PSI has a sale going on.


----------



## DogwoodNH (Apr 29, 2011)

Thanks for all the input guys…decided to get the PSI utility chuck for now and get a barracuda down the road later on since the jaws will work on that as well.


----------



## davidmicraig (Nov 21, 2009)

I have the utility chuck and it works rather well. However, one thing you should be aware of is that the mechanism opens and closes via a twist motion. It includes two tools and you have to use both hands to engage and disengage the chuck. This can make it a little clumsy when you are setting up a piece. The work can loosen if you get a catch.
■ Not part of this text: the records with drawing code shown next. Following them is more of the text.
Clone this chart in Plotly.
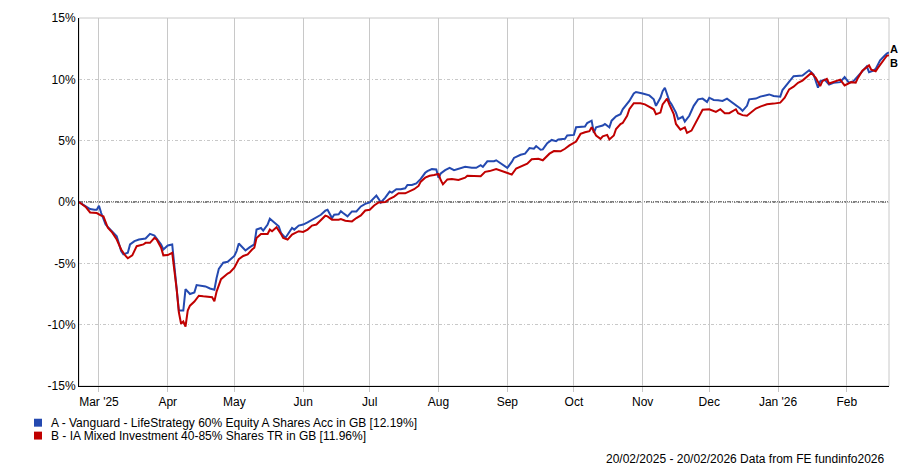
import pandas as pd
import plotly.graph_objects as go

# ---------------- data ----------------
start_date = "2025-02-20"
end_date = "2026-02-20"

series_names = [
    "A - Vanguard - LifeStrategy 60% Equity A Shares Acc in GB [12.19%]",
    "B - IA Mixed Investment 40-85% Shares TR in GB [11.96%]",
]
series_letters = ["A", "B"]

# days after 20/02/2025 and cumulative % return
days_a = [0, 2, 5, 7, 8, 9, 10, 12, 14, 17, 19, 20, 22, 23, 25, 27, 30, 32, 34, 37, 38, 40, 42, 43, 44, 45, 47, 48, 50,
          52, 53, 55, 57, 59, 61, 62, 63, 65, 67, 70, 71, 72, 75, 77, 79, 80, 82, 83, 85, 86, 88, 90, 91, 93, 96, 97,
          99, 101, 103, 107, 109, 111, 112, 114, 115, 117, 118, 119, 121, 123, 125, 127, 129, 131, 133, 134, 135, 136,
          138, 140, 141, 143, 145, 147, 148, 150, 152, 154, 156, 157, 159, 161, 162, 163, 165, 167, 169, 172, 174, 177,
          179, 181, 182, 184, 187, 188, 190, 193, 195, 196, 199, 201, 203, 205, 206, 208, 209, 211, 213, 215, 216, 219,
          220, 223, 224, 228, 229, 231, 232, 233, 236, 237, 239, 240, 242, 244, 245, 248, 250, 251, 254, 257, 259, 260,
          262, 263, 264, 266, 267, 269, 270, 272, 273, 275, 277, 279, 281, 283, 284, 286, 288, 290, 292, 294, 296, 298,
          299, 301, 302, 305, 307, 311, 313, 316, 317, 319, 322, 326, 329, 331, 333, 334, 336, 338, 340, 343, 345, 347,
          349, 351, 353, 355, 356, 358, 359, 361, 363, 364, 365]
vals_a = [0, -0.23, -0.58, -0.63, -0.63, -0.30, -0.9, -1.84, -2.25, -2.79, -4.0, -4.27, -4.14, -3.46, -3.19, -3.06,
          -2.98, -2.6, -2.73, -3.46, -3.87, -3.54, -3.46, -5.08, -6.83, -8.85, -8.85, -7.1, -7.5, -7.37, -6.77, -6.83,
          -6.88, -7.05, -7.15, -6.2, -5.45, -4.95, -4.87, -4.4, -4.0, -3.38, -3.95, -3.68, -3.46, -2.25, -2.12, -2.33,
          -1.84, -1.36, -1.71, -1.98, -2.52, -2.93, -2.12, -2.25, -1.92, -1.84, -1.66, -1.25, -1.04, -0.71, -0.63,
          -1.31, -1.04, -1.0, -0.75, -0.9, -1.17, -0.77, -0.77, -0.36, -0.15, -0.04, 0.31, 0.52, 0.26, -0.04, 0.36,
          0.85, 0.77, 1.04, 1.04, 1.12, 1.39, 1.39, 1.52, 1.88, 2.38, 2.52, 2.68, 2.65, 1.98, 2.33, 2.6, 2.79, 2.6,
          2.73, 2.87, 2.79, 2.79, 3.0, 2.86, 3.32, 3.32, 3.40, 3.13, 2.78, 3.27, 3.59, 3.85, 3.94, 4.4, 4.34, 4.56,
          4.26, 4.29, 4.8, 5.06, 4.96, 5.1, 5.15, 5.42, 5.47, 6.09, 6.15, 6.44, 6.63, 5.63, 6.09, 6.23, 6.36, 6.09,
          6.63, 6.98, 7.16, 7.56, 8.24, 8.85, 8.97, 8.85, 8.69, 8.37, 7.84, 8.5, 9.04, 9.31, 8.24, 7.96, 7.29, 6.76,
          6.95, 6.55, 7.03, 7.84, 8.37, 8.43, 8.16, 8.5, 8.32, 8.29, 8.24, 8.43, 8.16, 7.96, 7.62, 7.43, 7.84, 8.37,
          8.43, 8.59, 8.77, 8.64, 8.59, 9.13, 9.58, 10.26, 10.31, 10.74, 10.39, 9.31, 9.85, 9.98, 9.58, 9.72, 9.77,
          10.18, 9.72, 9.85, 10.26, 10.66, 11.06, 10.58, 10.71, 10.85, 11.55, 11.92, 12.1, 12.19]

days_b = [0, 3, 5, 8, 10, 11, 13, 15, 17, 19, 21, 22, 24, 26, 29, 30, 32, 34, 35, 37, 38, 40, 42, 43, 44, 45, 46, 47,
          48, 49, 50, 52, 54, 56, 59, 60, 61, 62, 63, 64, 67, 68, 70, 72, 74, 76, 78, 79, 80, 82, 85, 86, 87, 89, 91,
          92, 94, 96, 99, 101, 103, 105, 107, 109, 111, 112, 114, 117, 118, 120, 123, 125, 127, 129, 131, 133, 135,
          138, 140, 142, 144, 147, 149, 151, 153, 154, 156, 158, 160, 162, 163, 164, 166, 168, 171, 174, 175, 178, 181,
          183, 185, 188, 190, 193, 195, 197, 200, 202, 204, 207, 209, 212, 214, 217, 219, 221, 224, 226, 228, 230, 231,
          233, 235, 236, 238, 239, 241, 242, 244, 245, 247, 248, 250, 253, 255, 257, 259, 260, 262, 263, 265, 266, 268,
          269, 271, 273, 274, 276, 278, 280, 281, 284, 287, 289, 291, 293, 296, 297, 299, 301, 303, 305, 307, 310, 313,
          316, 318, 320, 322, 324, 326, 329, 330, 332, 334, 335, 337, 338, 341, 343, 345, 348, 350, 351, 353, 356, 357,
          359, 360, 362, 364, 365]
vals_b = [0, -0.4, -0.85, -0.9, -1.11, -1.17, -2.1, -2.5, -3.06, -3.87, -4.4, -4.59, -4.35, -3.6, -3.46, -3.33, -3.33,
          -2.93, -3.06, -3.73, -4.35, -4.33, -4.14, -5.48, -7.1, -8.99, -9.93, -9.74, -10.15, -8.85, -8.45, -8.12,
          -7.64, -7.69, -7.77, -7.77, -8.1, -7.3, -6.8, -6.29, -5.83, -5.75, -5.35, -4.67, -4.4, -4.27, -3.87, -3.73,
          -2.93, -2.6, -2.6, -2.25, -2.38, -2.06, -2.6, -2.93, -3.06, -2.65, -2.38, -2.44, -2.25, -1.92, -1.84, -1.44,
          -1.12, -1.17, -1.44, -1.44, -1.39, -1.52, -1.58, -1.31, -1.09, -0.69, -0.63, -0.28, -0.04, -0.01, 0.26, 0.44,
          0.71, 0.71, 0.9, 1.04, 1.31, 1.66, 1.98, 2.14, 2.2, 2.28, 1.79, 1.44, 1.84, 1.88, 1.79, 1.98, 2.14, 2.14, 2.1,
          2.46, 2.52, 2.68, 2.54, 2.38, 2.24, 2.73, 2.94, 3.13, 3.48, 3.53, 3.40, 3.94, 4.15, 4.13, 4.34, 4.61, 4.93,
          5.55, 5.69, 5.77, 6.09, 5.42, 5.15, 5.36, 5.47, 5.1, 5.42, 5.95, 6.36, 6.44, 7.03, 7.56, 8.05, 8.05, 7.96,
          7.76, 7.56, 7.16, 7.29, 7.96, 8.43, 7.96, 7.16, 6.36, 5.9, 6.09, 5.63, 5.82, 6.49, 7.16, 7.52, 7.56, 7.35,
          7.56, 7.24, 7.24, 7.56, 7.24, 7.08, 7.03, 7.29, 7.62, 7.78, 7.97, 8.02, 8.1, 8.5, 9.18, 9.4, 9.72, 9.9,
          10.39, 10.52, 10.12, 9.45, 9.85, 10.04, 9.66, 9.85, 9.98, 9.5, 9.77, 9.72, 10.12, 10.71, 11.14, 10.79, 10.66,
          10.93, 11.47, 11.92, 11.96]

month_ticks = ["2025-03-01", "2025-04-01", "2025-05-01", "2025-06-01", "2025-07-01", "2025-08-01", "2025-09-01",
               "2025-10-01", "2025-11-01", "2025-12-01", "2026-01-01", "2026-02-01"]
month_labels = ["Mar '25", "Apr", "May", "Jun", "Jul", "Aug", "Sep", "Oct", "Nov", "Dec", "Jan '26", "Feb"]
y_ticks = [-15, -10, -5, 0, 5, 10, 15]
y_labels = ["-15%", "-10%", "-5%", "0%", "5%", "10%", "15%"]

footer_text = "20/02/2025 - 20/02/2026 Data from FE fundinfo2026"

# ---------------- styling ----------------
BLUE = "#2449b0"
RED = "#c00000"
GRID = "#c8c8c8"
FONT = "Liberation Sans, Arial, sans-serif"
colors = [BLUE, RED]

W, H = 900, 467
L, R, T, B = 79, 11, 15, 81
PW, PH = W - L - R, H - T - B


def xp(px):
    return (px - L) / PW


def yp(py):
    return (H - B - py) / PH


start = pd.Timestamp(start_date)
dates_a = [start + pd.Timedelta(days=d) for d in days_a]
dates_b = [start + pd.Timedelta(days=d) for d in days_b]

fig = go.Figure()
for dts, vals, col, name in [(dates_a, vals_a, BLUE, series_names[0]), (dates_b, vals_b, RED, series_names[1])]:
    fig.add_trace(go.Scatter(x=dts, y=vals, mode="lines", line=dict(color=col, width=2),
                             name=name, showlegend=False, hoverinfo="skip"))

fig.update_layout(
    width=W, height=H,
    margin=dict(l=L, r=R, t=T, b=B),
    plot_bgcolor="white", paper_bgcolor="white",
    font=dict(family=FONT, size=12, color="#000000"),
    showlegend=False,
)

fig.update_xaxes(
    range=[pd.Timestamp(start_date), pd.Timestamp(end_date)],
    tickvals=month_ticks, ticktext=month_labels,
    showgrid=True, gridcolor=GRID, gridwidth=1,
    ticks="outside", ticklen=5, tickcolor=GRID, tickwidth=1,
    showline=True, linecolor="black", linewidth=1,
    zeroline=False,
    tickfont=dict(size=12, color="#000000"),
)
fig.update_yaxes(
    range=[-15, 15],
    tickvals=y_ticks, ticktext=y_labels,
    showgrid=True, gridcolor=GRID, gridwidth=1, griddash="3px,2px,1px,2px",
    showline=True, linecolor="black", linewidth=1,
    zeroline=False, ticks="",
    tickfont=dict(size=12, color="#000000"),
)

shapes = [
    # grey frame (top/right)
    dict(type="rect", xref="paper", yref="paper", x0=0, x1=1, y0=0, y1=1,
         line=dict(color=GRID, width=1), layer="between"),
    # zero line
    dict(type="line", xref="paper", yref="y", x0=0, x1=1, y0=0, y1=0,
         line=dict(color="black", width=1, dash="4px,1px,1px,1px,1px,1px"), layer="between"),
]

annotations = []
# legend
leg_y = [423, 436]
for i, (name, col) in enumerate(zip(series_names, colors)):
    cy = leg_y[i]
    shapes.append(dict(type="rect", xref="paper", yref="paper",
                       x0=xp(34), x1=xp(42), y0=yp(cy + 4), y1=yp(cy - 4),
                       line=dict(width=0), fillcolor=col))
    annotations.append(dict(xref="paper", yref="paper", x=xp(49), y=yp(cy), xanchor="left", yanchor="middle",
                            text=name, showarrow=False, font=dict(size=12, color="#000000")))

# end labels
last_vals = [vals_a[-1], vals_b[-1]]
shifts = [3, -8]
for letter, v, s in zip(series_letters, last_vals, shifts):
    annotations.append(dict(x=pd.Timestamp(end_date), y=v, xref="x", yref="y", xanchor="left", yanchor="middle",
                            xshift=0, yshift=s, text="<b>%s</b>" % letter, showarrow=False,
                            borderpad=0, font=dict(size=11, color="#000000")))

annotations.append(dict(xref="paper", yref="paper", x=xp(887), y=yp(460), xanchor="right", yanchor="middle",
                        text=footer_text, showarrow=False, font=dict(size=12, color="#000000")))

fig.update_layout(shapes=shapes, annotations=annotations)

fig.write_html("out.html", config={"displayModeBar": False},
               post_script="document.body.style.margin='0';document.body.style.overflow='hidden';")
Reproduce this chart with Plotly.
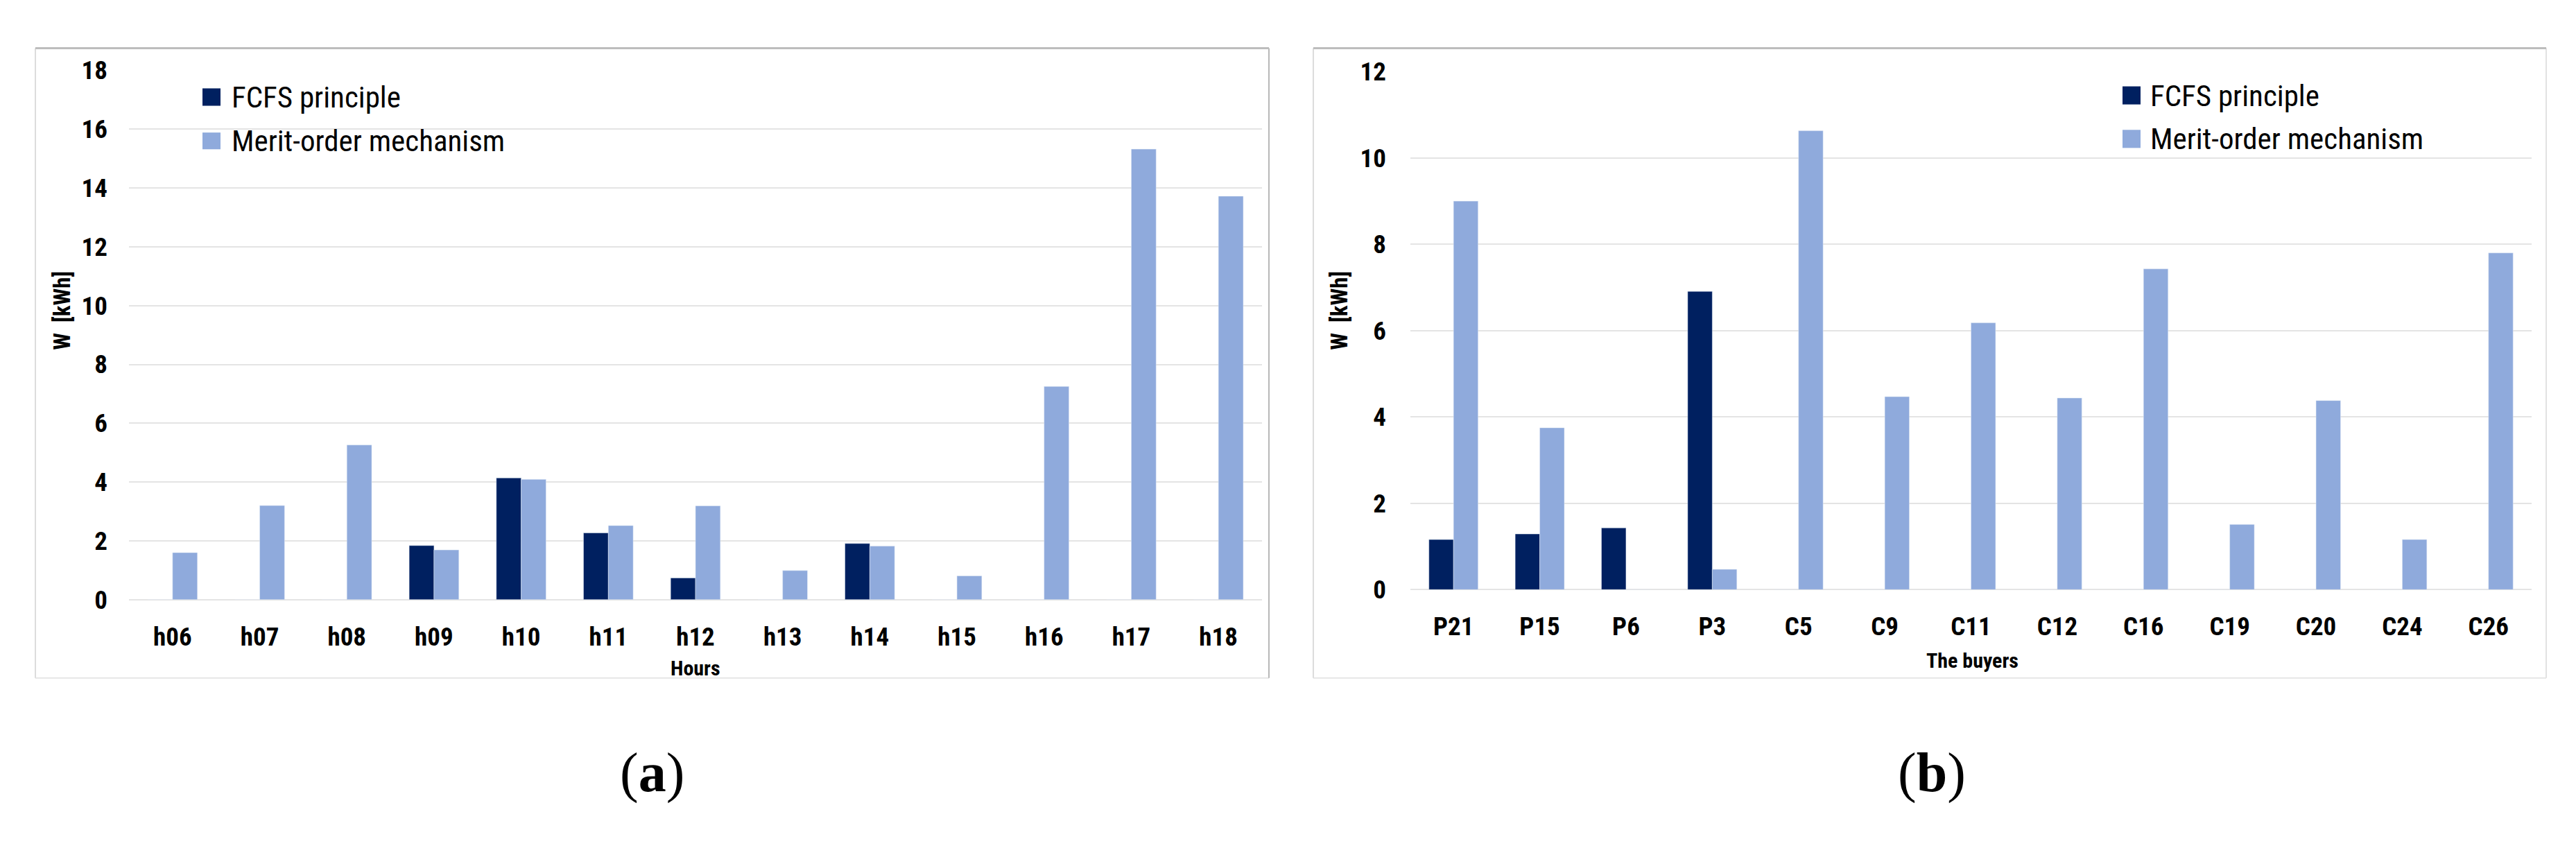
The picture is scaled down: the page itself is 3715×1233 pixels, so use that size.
import plotly.graph_objects as go

W, H = 3715, 1233

hours = ["h06", "h07", "h08", "h09", "h10", "h11", "h12", "h13", "h14", "h15", "h16", "h17", "h18"]
fcfs_hours = [0, 0, 0, 1.84, 4.14, 2.27, 0.74, 0, 1.91, 0, 0, 0, 0]
merit_hours = [1.60, 3.20, 5.26, 1.69, 4.09, 2.52, 3.19, 0.99, 1.82, 0.81, 7.25, 15.32, 13.72]

buyers = ["P21", "P15", "P6", "P3", "C5", "C9", "C11", "C12", "C16", "C19", "C20", "C24", "C26"]
fcfs_buyers = [1.16, 1.29, 1.43, 6.91, 0, 0, 0, 0, 0, 0, 0, 0, 0]
merit_buyers = [9.00, 3.75, 0, 0.47, 10.63, 4.47, 6.18, 4.44, 7.43, 1.51, 4.38, 1.16, 7.80]

series_names = ["FCFS principle", "Merit-order mechanism"]
colors = ["#002060", "#8FAADC"]

FONT = "Liberation Sans Narrow, Roboto Condensed, DejaVu Sans Condensed, Arial Narrow, sans-serif"
SERIF = "Liberation Serif, DejaVu Serif, serif"

def px(x):
    return x / W

def py(y):
    return 1 - y / H

fig = go.Figure()
fig.add_trace(go.Bar(x=hours, y=fcfs_hours, name=series_names[0], marker_color=colors[0],
                     xaxis="x", yaxis="y", showlegend=False))
fig.add_trace(go.Bar(x=hours, y=merit_hours, name=series_names[1], marker_color=colors[1],
                     xaxis="x", yaxis="y", showlegend=False))
fig.add_trace(go.Bar(x=buyers, y=fcfs_buyers, name=series_names[0], marker_color=colors[0],
                     xaxis="x2", yaxis="y2", showlegend=False))
fig.add_trace(go.Bar(x=buyers, y=merit_buyers, name=series_names[1], marker_color=colors[1],
                     xaxis="x2", yaxis="y2", showlegend=False))

tickfont = dict(family=FONT, size=37, color="#000000", weight="bold")
grid = dict(showgrid=True, gridcolor="#E4E4E4", gridwidth=2, zeroline=True,
            zerolinecolor="#E4E4E4", zerolinewidth=2, showline=False, ticks="")

fig.update_layout(
    width=W, height=H,
    margin=dict(l=0, r=0, t=0, b=0),
    paper_bgcolor="white", plot_bgcolor="white",
    barmode="group", bargap=0.43, bargroupgap=0,
    xaxis=dict(domain=[px(178), px(1812)], type="category", showgrid=False, showline=False,
               ticks="", tickfont=tickfont, ticklabelstandoff=28, anchor="y"),
    yaxis=dict(domain=[py(866), py(75)], range=[0, 18], dtick=2, tickfont=tickfont,
               ticklabelstandoff=30, anchor="x", **grid),
    xaxis2=dict(domain=[px(2026), px(3643)], type="category", showgrid=False, showline=False,
                ticks="", tickfont=tickfont, ticklabelstandoff=28, anchor="y2"),
    yaxis2=dict(domain=[py(851), py(77)], range=[0, 12], dtick=2, tickfont=tickfont,
                ticklabelstandoff=34, anchor="x2", **grid),
)

shapes = []
annotations = []

def seg(x0, y0, x1, y1, color, width):
    shapes.append(dict(type="line", xref="paper", yref="paper", x0=px(x0), x1=px(x1),
                       y0=py(y0), y1=py(y1), line=dict(color=color, width=width), layer="below"))

# panel frames (top edge darker, as in the reference)
for (x0, x1, right_col) in [(43, 1822, "#B8B8B8"), (1886, 3664, "#E2E2E2")]:
    seg(x0, 983, x1, 983, "#E6E6E6", 2)
    seg(x0, 42, x0, 983, "#DCDCDC", 2)
    seg(x1, 42, x1, 983, right_col, 2)
    seg(x0, 42, x1, 42, "#BDBDBD", 3)

# legends
for (sx, tx, ys) in [(284, 324, [(102, 128), (168, 193)]), (3053, 3091, [(99, 126), (164, 191)])]:
    for i, (y0, y1) in enumerate(ys):
        shapes.append(dict(type="rect", xref="paper", yref="paper", x0=px(sx), x1=px(sx + 26),
                           y0=py(y1), y1=py(y0), line=dict(width=0), fillcolor=colors[i]))
        annotations.append(dict(text=series_names[i], xref="paper", yref="paper",
                                x=px(tx), y=py((y0 + y1) / 2), xanchor="left", yanchor="middle",
                                showarrow=False, font=dict(family=FONT, size=43, color="#000000")))

# axis titles
title_font = dict(family=FONT, size=30, color="#000000", weight="bold")
annotations.append(dict(text="Hours", xref="paper", yref="paper", x=px(995), y=py(968),
                        xanchor="center", yanchor="middle", showarrow=False, font=title_font))
annotations.append(dict(text="The buyers", xref="paper", yref="paper", x=px(2836), y=py(957),
                        xanchor="center", yanchor="middle", showarrow=False, font=title_font))
ytitle_font = dict(family=FONT, size=33, color="#000000", weight="bold")
annotations.append(dict(text="W  [kWh]", xref="paper", yref="paper", x=px(82), y=py(434),
                        xanchor="center", yanchor="middle", textangle=-90, showarrow=False,
                        font=ytitle_font))
annotations.append(dict(text="W  [kWh]", xref="paper", yref="paper", x=px(1924), y=py(434),
                        xanchor="center", yanchor="middle", textangle=-90, showarrow=False,
                        font=ytitle_font))

# sub-captions
cap_font = dict(family=SERIF, size=80, color="#000000")
annotations.append(dict(text="(<b>a</b>)", xref="paper", yref="paper", x=px(933), y=py(1125),
                        xanchor="center", yanchor="middle", showarrow=False, font=cap_font))
annotations.append(dict(text="(<b>b</b>)", xref="paper", yref="paper", x=px(2778), y=py(1125),
                        xanchor="center", yanchor="middle", showarrow=False, font=cap_font))

fig.update_layout(shapes=shapes, annotations=annotations)
fig.write_html("out.html")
I tend to check the piece often to make sure it is secure. If it ever moves off center, use your tailstock to help reposition your work.


----------



## Kreegan (Jul 10, 2012)

Amen to what David said. I stop periodically and make sure the chuck hasn't loosened, especially if I'd had a bit of a catch. I find it easier to put the chuck on the piece off the lathe, then put the whole thing on the lathe. You can hand tighten it in place a bit, but I find it slips a bit when doing that, so I prefer to put it on the chuck off the lathe.

Rich


----------



## RVroman (Nov 9, 2012)

When I had that lathe I ran the super nova 2 on it for years. I later added the G3 to my collection. Both were fine, but the super nova was a bit of overkill, the G3 will do anything that lathe can handle. I am not familiar with the PSI chucks, but from what people are saying it sounds as though you need to use 2 tightening bars with it. The single wrench method of tightening both the super nova and G3 is a huge benefit over those that need 2 bars. (But, that is just my opinion).


----------



## Mike67 (Apr 7, 2009)

I had that HF lathe for some time and used the PSI Barracuda2 (this is different from the PSI utility chuck, but the jaws do fit both models). Worked great for any bowl that lathe could handle. And BTW, the lathe tools from PSI are also pretty good for the price.


----------